The Fairbanks market never had a UHF station until stations began broadcasting DTV. So when KUAC began broadcasting DTV on Ch. 24 in 2004, it didn't expect many viewers to have the proper UHF antenna required to receive the signal. The station also had a relatively low-power allocation for UHF of 79 kilowatts ERP (effective radiated power), and actually went on-air at a licensed power of 69 kW. Initial tests showed reception problems at a range of only 11 miles from the transmitter.
But with roughly 28% of the market relying on over-the-air service instead of pay-TV, plenty of homes were already equipped with roof-mounted VHF antennas, particularly those residing in the “bush” communities on the fringes of the market. Fairbanks also doesn't have a lot of big apartment buildings with viewers relying on indoor antennas. More important, the power costs of running a higher-powered UHF transmitter weren't feasible for a public broadcaster like KUAC.
So the station filed a request with the FCC several years ago to switch its DTV assignment to its old analog position at Ch. 9. While that request was granted, it was only at an effective radiated power of 3.2 kW, which KUAC feared would still result in coverage issues. So it subsequently asked the FCC to maximize its power to 30 kW.
That request was granted in late March, but due to budget issues, scheduling with vendors and tower crews, and Alaska's harsh spring weather, KUAC wasn't able to launch DTV on Ch. 9 on June 12. The complaints from viewers forced to rely on Ch. 24 for service flooded in, as homes in the outer ranges of the Fairbanks market were unable to receive the DTV signal.
“We had hundreds of calls,” says KUAC Director of Engineering Keith Martin. “We knew it was going to happen, but there was nothing we could do about it. We had everything in the works to fix it, but the timing was pushed out to September.”
So KUAC worked with Harris, its prime contractor on the project, to get the work done before the long Alaskan winter set in and with minimum interruption to on-air operations. Besides installing a new transmitter, antenna and transmission line, the tower's foundation had to be reinforced, and new guy wires and guy piers installed. The bulk of the work was done in a week, between Sept. 13 and 20, and the station was off-air from Sept. 14 to 20. Luckily, the weather cooperated.

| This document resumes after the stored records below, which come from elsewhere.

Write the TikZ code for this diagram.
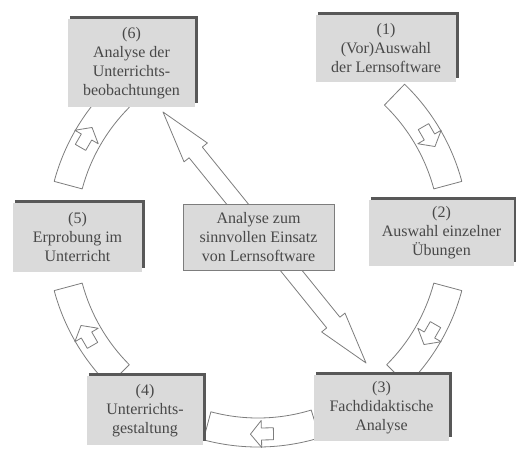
\documentclass[tikz,border=0pt]{standalone}
\usepackage{fontspec}
\setmainfont{Liberation Serif}
\usepackage{tikz}
\definecolor{boxgray}{RGB}{218,218,218}
\definecolor{edgedark}{RGB}{88,88,88}
\definecolor{linegray}{RGB}{125,125,125}
\definecolor{txtgray}{RGB}{72,72,72}

\tikzset{
  stage/.style={fill=boxgray, text=txtgray, align=center, inner sep=2pt,
    font=\fontsize{16}{19}\selectfont},
  hub/.style={stage, draw=linegray, line width=0.8pt},
  raised/.style={edgedark, line width=3pt},
  band/.style={draw=linegray, fill=white, line width=0.8pt, line join=round},
  bigarrow/.style={draw=linegray, fill=white, line width=0.8pt, line join=round}
}

\begin{document}
\begin{tikzpicture}[x=1pt, y=1pt]
  \useasboundingbox (0,0) rectangle (516,458);
  \coordinate (ctr) at (258,222);
  % curved bands between the stages, each with a small arrow
  \foreach \a/\b/\m in {15/46/30, -45/-15/-30, -105/-73/-89, 195/225/210, 135/165/150} {
    \draw[band] ([shift={(\a:182)}]ctr) arc[start angle=\a, end angle=\b, radius=182]
      -- ([shift={(\b:211)}]ctr) arc[start angle=\b, end angle=\a, radius=211] -- cycle;
    \draw[band, shift={(ctr)}, shift={(\m:198)}, rotate=\m-90]
      (11,0) -- (0,13.5) -- (0,6) -- (-12,6) -- (-12,-6) -- (0,-6) -- (0,-13.5) -- cycle;
  }

  % long arrow under the middle box
  \coordinate (tip6) at (163,346);
  \coordinate (tip3) at (366,95);
  \draw[bigarrow, shift={(tip6)}, rotate=-51.03]
    (0,0) -- (52,15) -- (52,8.5) -- (270.8,8.5) -- (270.8,15) -- (322.8,0)
    -- (270.8,-15) -- (270.8,-8.5) -- (52,-8.5) -- (52,-15) -- cycle;

  % stages
  \node[stage, minimum width=140pt, minimum height=67pt] (s1) at (386,409.5) {(1)\\(Vor)Auswahl\\der Lernsoftware};
  \node[stage, minimum width=145pt, minimum height=66pt] (s2) at (441.5,225) {(2)\\Auswahl einzelner\\Übungen};
  \node[stage, minimum width=135pt, minimum height=66pt] (s3) at (381.5,50) {(3)\\Fachdidaktische\\Analyse};
  \node[stage, minimum width=116pt, minimum height=69pt] (s4) at (145,47.5) {(4)\\Unterrichts-\\gestaltung};
  \node[stage, minimum width=129pt, minimum height=69pt] (s5) at (77.5,220.5) {(5)\\Erprobung im\\Unterricht};
  \node[stage, minimum width=127pt, minimum height=88pt] (s6) at (131.5,395) {(6)\\Analyse der\\Unterrichts-\\beobachtungen};
  \foreach \s in {s1,s2,s3,s4,s5,s6}
    \draw[raised] ([xshift=2pt,yshift=1.5pt]\s.north west) -- ([xshift=1.5pt,yshift=1.5pt]\s.north east)
      -- ([xshift=1.5pt,yshift=4.5pt]\s.south east);

  \node[hub, minimum width=151pt, minimum height=66pt] (mid) at (258.5,221) {Analyse zum\\sinnvollen Einsatz\\von Lernsoftware};
\end{tikzpicture}
\end{document}
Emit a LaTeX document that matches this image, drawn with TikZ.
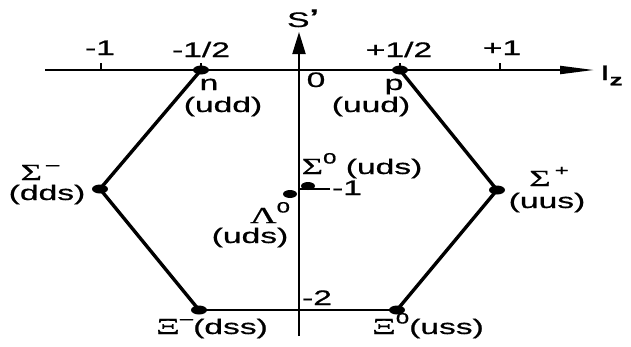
\documentclass[tikz,border=0pt]{standalone}
\usepackage{fontspec}
\setmainfont{Liberation Sans}[FakeBold=0.6]
\newfontfamily\grk{Liberation Serif}[FakeBold=0.4]
\usetikzlibrary{arrows.meta,shapes.geometric}
\newcommand{\mysup}[1]{\raisebox{0.5em}{\fontsize{15}{16}\selectfont #1}}
\newcommand{\gl}[1]{{\grk\fontsize{23}{24}\selectfont #1}}
\begin{document}
\begin{tikzpicture}[x=1pt,y=-1pt,
  lbl/.style={font=\fontsize{21}{23}\selectfont, xscale=1.6, inner sep=0pt, anchor=base},
  dot/.style={ellipse, fill=black, minimum width=16pt, minimum height=9pt, inner sep=0pt},
  edge/.style={line width=3.4pt, line join=round, line cap=round},
  axis/.style={line width=2pt},
  tick/.style={line width=1.5pt}]
\useasboundingbox (0,0) rectangle (631,346);
% axes
\coordinate (xl) at (45,70);
\coordinate (xr) at (594,70);
\coordinate (yb) at (299,336);
\coordinate (yt) at (299,32);
\draw[axis, -{Triangle[length=34pt,width=8pt]}] (xl) -- (xr);
\draw[axis, -{Triangle[length=22pt,width=13pt]}] (yb) -- (yt);
% ticks on I_z axis
\foreach \x/\nm in {101/t1,201/t2,400/t3,500/t4}{
  \coordinate (\nm a) at (\x,70);
  \coordinate (\nm b) at (\x,63);
  \draw[tick] (\nm a) -- (\nm b);
}
% tick at S'=-1
\coordinate (m1a) at (299,189);
\coordinate (m1b) at (330,189);
\draw[tick] (m1a) -- (m1b);
% hexagon vertices
\node[dot] (n) at (201,70) {};
\node[dot] (p) at (400,70) {};
\node[dot] (sm) at (100,189) {};
\node[dot] (sp) at (497,190) {};
\node[dot] (xm) at (199,310) {};
\node[dot] (x0) at (397,310) {};
\node[dot, minimum width=14pt, minimum height=8pt] (s0) at (308,186) {};
\node[dot, minimum width=14pt, minimum height=8pt] (l0) at (290,194) {};
\draw[edge] (n.center) -- (sm.center) -- (xm.center);
\draw[edge] (x0.center) -- (sp.center) -- (p.center);
\draw[line width=2.6pt] (n.center) -- (p.center);
\draw[line width=2.2pt] (xm.center) -- (x0.center);
% axis labels
\node[lbl] (lS) at (303,27) {S\raisebox{0.15em}{\textbf{'}}};
\node[lbl, anchor=base west] (lI) at (600,80) {I\raisebox{-0.25em}{\fontsize{16}{17}\selectfont\bfseries z}};
% tick labels
\node[lbl] (k1) at (100,55) {-1};
\node[lbl] (k2) at (201,57) {-1/2};
\node[lbl] (k3) at (399,57) {+1/2};
\node[lbl] (k4) at (502,55) {+1};
\node[lbl] (k0) at (316,87) {0};
\node[lbl] (km1) at (347,195) {-1};
\node[lbl] (km2) at (317,305) {-2};
% particle labels
\node[lbl] (ln) at (209,90) {n};
\node[lbl] (lnq) at (223,112) {(udd)};
\node[lbl] (lp) at (394,90) {p};
\node[lbl] (lpq) at (371,112) {(uud)};
\node[lbl] (lsm) at (40,180) {\gl{Σ}\mysup{\,–}};
\node[lbl] (lsmq) at (47,200) {(dds)};
\node[lbl] (lsp) at (549,186) {\gl{Σ}\mysup{\,+}};
\node[lbl] (lspq) at (547,208) {(uus)};
\node[lbl] (ls0) at (362,174) {\gl{Σ}\mysup{0} (uds)};
\node[lbl] (ll0) at (270,223) {\gl{Λ}\mysup{0}};
\node[lbl] (ll0q) at (250,243) {(uds)};
\node[lbl] (lxm) at (212,334) {\gl{Ξ}\mysup{–}(dss)};
\node[lbl] (lx0) at (428,334) {\gl{Ξ}\mysup{0}(uss)};
\end{tikzpicture}
\end{document}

“The week we had was in the 50s, so it was perfect,” says Nathan Smith, program manager of transmission for Harris.
KUAC did heavy community outreach to alert viewers, including ads in local newspapers and e-mail blasts, and a follow-up round reminding them to rescan their converter boxes or digital TVs to find the station on Ch. 9. Although KUAC had planned to be off-air until Sept. 23, it resumed operations part-time three days earlier, and soon started receiving phone calls from happy viewers.
As Martin puts it: “The impact wasimmediate.”
KUAC’s UHF-to-VHF success story is certainly unusual, says John Howell, manager of installations for Harris. The company is currently working with about 150 stations to improve their DTV coverage, says Howell, but most of them are looking to maximize their power, including several VHF stations in the Plains states. Those stations looking to switch assignments are “predominantly going from VHF to UHF,” says Howell.
According to the FCC, of the 79 full power television stations requesting a channel substitution, 22 stations asked to change their channel allotments from a VHF to a UHF channel. Less than 10 went from UHF to VHF.
The problems suffered by high-V stations like WCPO Cincinnati are somewhat ironic, says Scripps’ Doback, as several years ago stations with a high-V assignment thought they would “be in heaven” because of the expected combination of good signal propagation and low power costs.
“It’s only now that we’ve found out the planning factors were probably wrong in terms of how much power you need to replicate analog service,” says Doback.
Raycom’s VHF reception problems in Biloxi and Jackson were primarily due to adjacent-market, co-channel interference issues that prevented the stations from broadcasting at a high enough power to replicate analog coverage, says Chief Technology Officer Dave Folsom.
“It’s not an indictment of VHF,” says Folsom. “There’s nothing inherently wrong with VHF. It’s just easier to have interference, because it goes out further.”